Monday, January 23, 2017

Natural Language Processing

Natural Language Processing (NLP) is a technology that Gartner reported as a mature and usable technology as early as 2014. Since then, the focus has been on vertical integration. Products like the Amazon Alexa do a remarkable job interpreting spoken phrases and delivering value through skills.  

An area of slower advancement is (and therefore opportunity!): Natural Language Question and Answering (NLQA)

NLQA is currently in the dreaded Trough of Disillusionment (i.e., not meeting user expectations). Vendors like ThoughtSpot are defining the market but so far no one has delivered on the promise (think Hal in 2001: A Space Odyssey ♜ 😎)

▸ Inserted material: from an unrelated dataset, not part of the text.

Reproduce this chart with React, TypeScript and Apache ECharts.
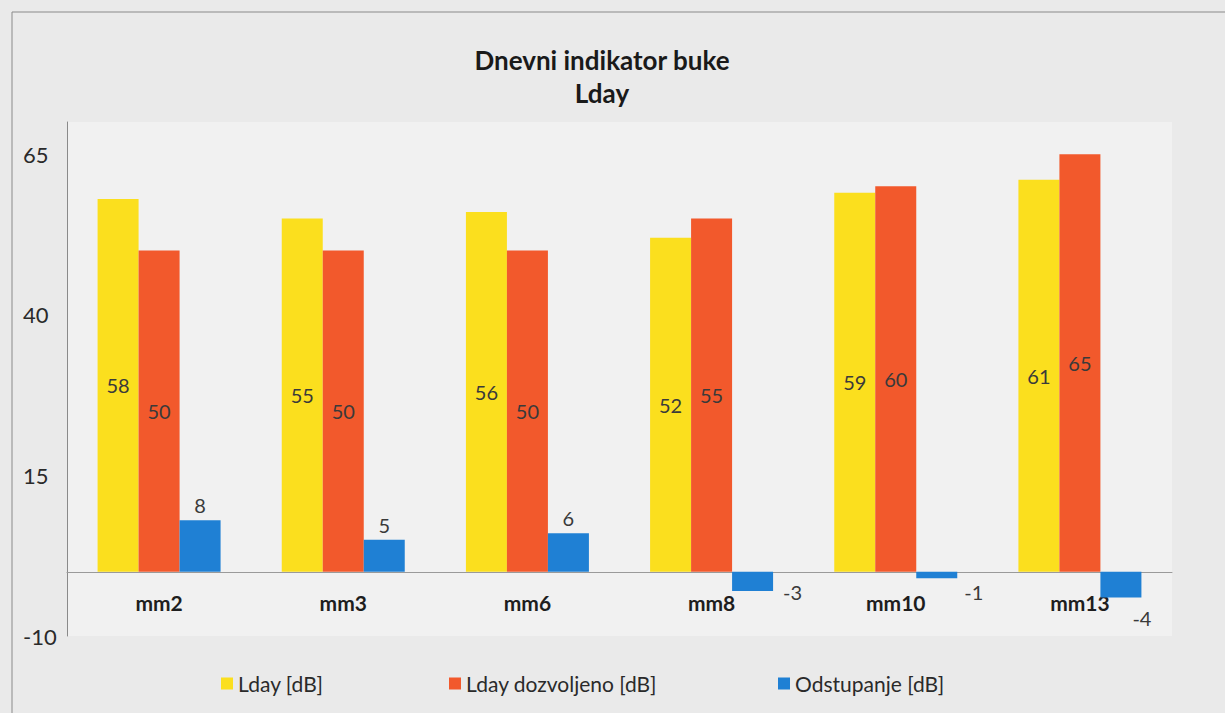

The technology behind NLP is mature. If you studied it in school be prepared for a bit of a shock. The days of building and connecting your own parsers, lemma tools and Named Entity Recognizers (NER) are gone.  NLP-as-a-Service (NaaS) is here. Driven by machine learning, modern NaaS easily beats the best academic products, like the venerable Stanford NLP Parser, that were state-of-the-art just a few years ago.

If you want to jump to the head of the NLP class, consider using services like the Google Cloud Natural Language API.  It works remarkably well without custom training for both text ingestion and question parsing. It implements several high level functions that help developers execute commands and answer questions with greater accuracy and precision. One of its best features: dependency graphs that link verb (action) and noun (thing) phrases to create powerful interpretations without custom programming.

Here is an example of dependency parsing using the Google API:



The moral: NLP is more mature than you might think. Start at the top using NLP services and you can meet NLQA challenges faster than you (and your boss) may have thought possible.